London, in one day, crazy weather, coots, a graffiti artist at work, a Kurdish music festival and a new-age dance event in a cemetery.

Midsummer silence   Leave a comment

(I lie. It is 23rd June, St John’s Eve,  but this is the ‘real’ midsummer, the truly magical time.)

Just outside London, a steep hillside covered in big field daisies, meadows filled with full-headed field grasses.  In the corners of the field, elder trees just about ready to bring forth their fruit, and blackberry bushes in full bloom with pink-tinted flowers.  Both a hint of berries to come when we move into autumn.

Purple and white clover delicately fragranced. (When we were children we pulled out a single strand from the bloom and sucked the base because our  parents thought it was amusing to tell us this was how bees got honey.)

Wild woodbine (honeysuckle), old-fashioned roses with a fragrance that evokes memories of childhood. Oak leaves (because it is a magical time of the year.) And ferns, massive, jungle-like, primitive, in woodland with sunlight flashing through tall trees.

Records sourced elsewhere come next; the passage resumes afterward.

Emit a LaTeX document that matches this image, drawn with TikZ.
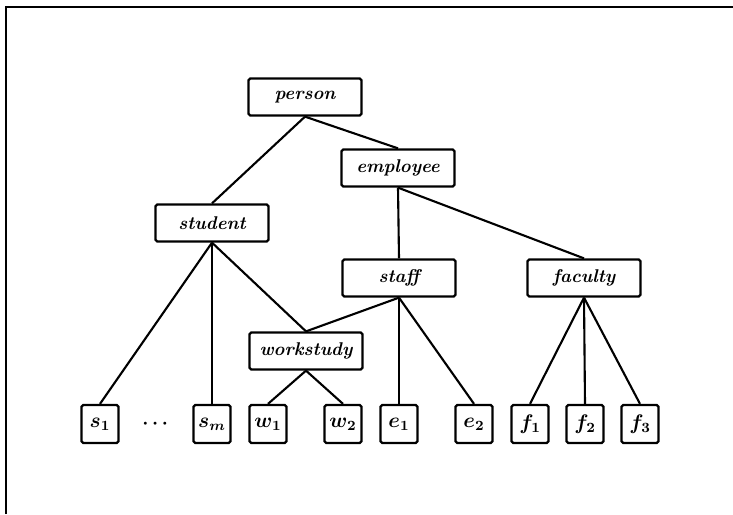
\documentclass[tikz,border=0pt]{standalone}
\usepackage{tikz}
\usepackage{xcolor}
\usepackage{amsmath}
\newcommand\lineWidth{1.2pt}

\begin{document}
\begin{tikzpicture}[x=0.02cm, y=-0.02cm,
    every node/.style={font=\fontsize{10.5}{12}\selectfont\bfseries\itshape\boldmath},
    classbox/.style={draw, line width=1.3pt, rounded corners=1pt, minimum width=2.26cm, minimum height=0.74cm, inner sep=1pt},
    leafbox/.style={draw, line width=1.3pt, rounded corners=1pt, minimum width=0.74cm, minimum height=0.76cm, inner sep=1pt, font=\fontsize{12}{14}\selectfont\boldmath},
    link/.style={line width=\lineWidth}]
    \useasboundingbox (0,0) rectangle (733,514);
    \draw[line width=1.2pt] (6,514) -- (6,7) -- (733,7);

    % upper levels
    \node[classbox] (person) at (305,97) {person};
    \node[classbox] (employee) at (398,168) {employee};
    \node[classbox] (student) at (212,223) {student};
    \node[classbox] (staff) at (399,278) {staff};
    \node[classbox] (faculty) at (584,278) {faculty};
    \node[classbox] (workstudy) at (306,351) {workstudy};

    % leaves
    \node[leafbox] (s1) at (100,424) {$s_1$};
    \node (dots) at (157,424) {$\cdots$};
    \node[leafbox] (sm) at (212,424) {$s_m$};
    \node[leafbox] (w1) at (268,424) {$w_1$};
    \node[leafbox] (w2) at (343,424) {$w_2$};
    \node[leafbox] (e1) at (399,424) {$e_1$};
    \node[leafbox] (e2) at (474,424) {$e_2$};
    \node[leafbox] (f1) at (530,424) {$f_1$};
    \node[leafbox] (f2) at (585,424) {$f_2$};
    \node[leafbox] (f3) at (640,424) {$f_3$};

    \draw[link] (person.south) -- (student.north);
    \draw[link] (person.south) -- (employee.north);
    \draw[link] (employee.south) -- (staff.north);
    \draw[link] (employee.south) -- (faculty.north);
    \draw[link] (student.south) -- (s1.north);
    \draw[link] (student.south) -- (sm.north);
    \draw[link] (student.south) -- (workstudy.north);
    \draw[link] (staff.south) -- (workstudy.north);
    \draw[link] (staff.south) -- (e1.north);
    \draw[link] (staff.south) -- (e2.north);
    \draw[link] (workstudy.south) -- (w1.north);
    \draw[link] (workstudy.south) -- (w2.north);
    \draw[link] (faculty.south) -- (f1.north);
    \draw[link] (faculty.south) -- (f2.north);
    \draw[link] (faculty.south) -- (f3.north);
\end{tikzpicture}
\end{document}
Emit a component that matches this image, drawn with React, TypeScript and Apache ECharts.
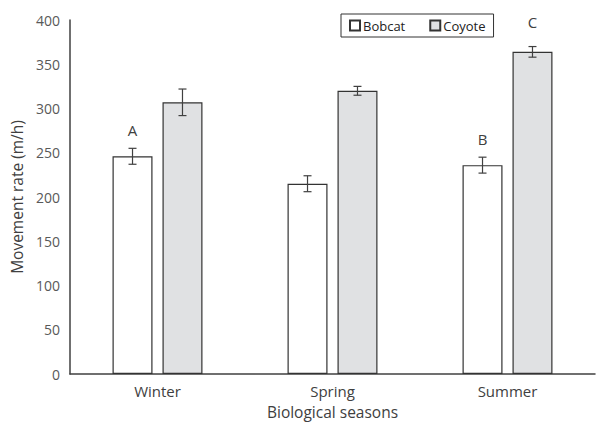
import React, { useEffect, useRef } from "react";
import * as echarts from "echarts";

const categories = ["Winter", "Spring", "Summer"];
const bobcat = [246, 215, 236];
const coyote = [307, 320, 364];
const bobcatErr = [9, 9, 9];
const coyoteErr = [15, 5, 6];
const bobcatLetters = ["A", "", "B"];
const coyoteLetters = ["", "", "C"];

const FONT = "Open Sans";
const GAP_CAT = 0.486;
const GAP_BAR = 0.25;

function errSeries(name: string, values: number[], errs: number[], letters: string[], side: number, letterGap: number) {
  return {
    type: "custom",
    name: name + "-err",
    silent: true,
    z: 5,
    data: values.map((v, i) => [i, v, errs[i]]),
    renderItem: (params: any, api: any) => {
      const i = api.value(0);
      const v = api.value(1);
      const e = api.value(2);
      const letter = letters[i];
      const band = api.size([1, 0])[0];
      const w = (band * (1 - GAP_CAT)) / (2 + GAP_BAR);
      const off = side * (w * (1 + GAP_BAR)) / 2;
      const c = api.coord([i, v]);
      const x = c[0] + off;
      const top = api.coord([i, v + e])[1];
      const bot = api.coord([i, v - e])[1];
      const st = { stroke: "#404040", lineWidth: 1.2 };
      const children: any[] = [
        { type: "line", shape: { x1: x, y1: top, x2: x, y2: bot }, style: st },
        { type: "line", shape: { x1: x - 4, y1: top, x2: x + 4, y2: top }, style: st },
        { type: "line", shape: { x1: x - 4, y1: bot, x2: x + 4, y2: bot }, style: st },
      ];
      if (letter) {
        children.push({
          type: "text",
          style: {
            text: letter,
            x: x,
            y: top - letterGap,
            align: "center",
            verticalAlign: "middle",
            fill: "#404040",
            font: `15px "${FONT}"`,
          },
        });
      }
      return { type: "group", children };
    },
  };
}

export default function App() {
  const ref = useRef<HTMLDivElement>(null);
  useEffect(() => {
    if (!ref.current) return;
    document.body.style.margin = "0";
    const chart = echarts.init(ref.current, null, { renderer: "svg" });
    chart.setOption({
      animation: false,
      textStyle: { fontFamily: FONT },
      grid: { left: 70, right: 2, top: 20, bottom: 48, containLabel: false, outerBoundsMode: "none" },
      legend: {
        left: 341,
        top: 14,
        width: 152,
        padding: [5, 8, 5, 8],
        itemGap: 24,
        itemWidth: 10,
        itemHeight: 10,
        icon: "rect",
        borderColor: "#333",
        borderWidth: 1,
        textStyle: { fontFamily: FONT, fontSize: 13, color: "#222", padding: [0, 0, 0, -2] },
        data: ["Bobcat", "Coyote"],
      },
      xAxis: {
        type: "category",
        data: categories,
        name: "Biological seasons",
        nameLocation: "middle",
        nameGap: 30,
        nameTextStyle: { fontFamily: FONT, fontSize: 15.5, color: "#404040" },
        axisLine: { lineStyle: { color: "#404040", width: 1.5 } },
        axisTick: { show: false },
        axisLabel: { fontFamily: FONT, fontSize: 15, color: "#404040", margin: 9 },
      },
      yAxis: {
        type: "value",
        min: 0,
        max: 400,
        interval: 50,
        name: "Movement rate (m/h)",
        nameLocation: "middle",
        nameGap: 44,
        nameTextStyle: { fontFamily: FONT, fontSize: 15.5, color: "#404040" },
        axisLine: { show: true, lineStyle: { color: "#404040", width: 1.5 } },
        axisTick: { show: false },
        splitLine: { show: false },
        axisLabel: { fontFamily: FONT, fontSize: 14, color: "#595959", margin: 10 },
      },
      series: [
        {
          type: "bar",
          name: "Bobcat",
          data: bobcat,
          barCategoryGap: GAP_CAT * 100 + "%",
          barGap: GAP_BAR * 100 + "%",
          itemStyle: { color: "#ffffff", borderColor: "#333333", borderWidth: 1.2 },
        },
        {
          type: "bar",
          name: "Coyote",
          data: coyote,
          barCategoryGap: GAP_CAT * 100 + "%",
          barGap: GAP_BAR * 100 + "%",
          itemStyle: { color: "#e0e1e3", borderColor: "#333333", borderWidth: 1.2 },
        },
        errSeries("Bobcat", bobcat, bobcatErr, bobcatLetters, -1, 18),
        errSeries("Coyote", coyote, coyoteErr, coyoteLetters, 1, 25),
      ],
    });
    return () => chart.dispose();
  }, []);
  return <div ref={ref} style={{ width: 597, height: 422 }} />;
}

A tiny woodlouse strolls across the path. The only sound is the wind whispering through the grass. I have a micro-moment of realisation of existence.

 

 

 

Windy day   Leave a comment

At the weekend I walked across North London to Highgate passing through estates of affluence. For some reason I can cope well with places like Richmond to which I mentally attach redeeming features like scruffy dogs and mad old people. But when it comes to North London I can’t seem to find that internal charity.  I also got lost during my  walk, so a large part of my time ‘up north’ was spent wandering around the faux olde worlde houses, muttering names of streets, turning maps upside down and peering down unfamiliar lanes.  This may have added some grist to my mill.

However after various findings and losings of path, I found myself sitting under a tree near a cafe (with some of the most expensive coffee in London) watching a very windy day blowing up a storm in the park. Overhead the metal cafe sign creaked on its hinges. The trees were dancing. No, more than dancing, they were threashing in the wind. Only their deep roots kept them in one place. It was like watching dancers chained to the ground, desperate to move. Or how a wild symphony might look in your imagination. The grass rippled in a frenzy underneath the trees.

Humans were infected too.  Hair was blowing in all directions. There was a wildness in the air that caused children and dogs to skitter around the park with the wind up their backsides. Parents became infected with their children’s skittishness and the fear of their being hit by a falling branch or something from a building, and called them back to safety.

I bravely held onto my paper coffee cup and used it to stop my useless maps from blowing away. It was completely exhilarating. I wanted it all to end in a crash of thunder and a flash of lightning followed by a huge downpour. I felt that only this would do proper justice to such a big introduction.  But like many things in life, it didn’t.  A few drops of threatening rain, a bit more blowing and that was it. But the wind tearing through the trees is still creating beautiful re-runs in my mind.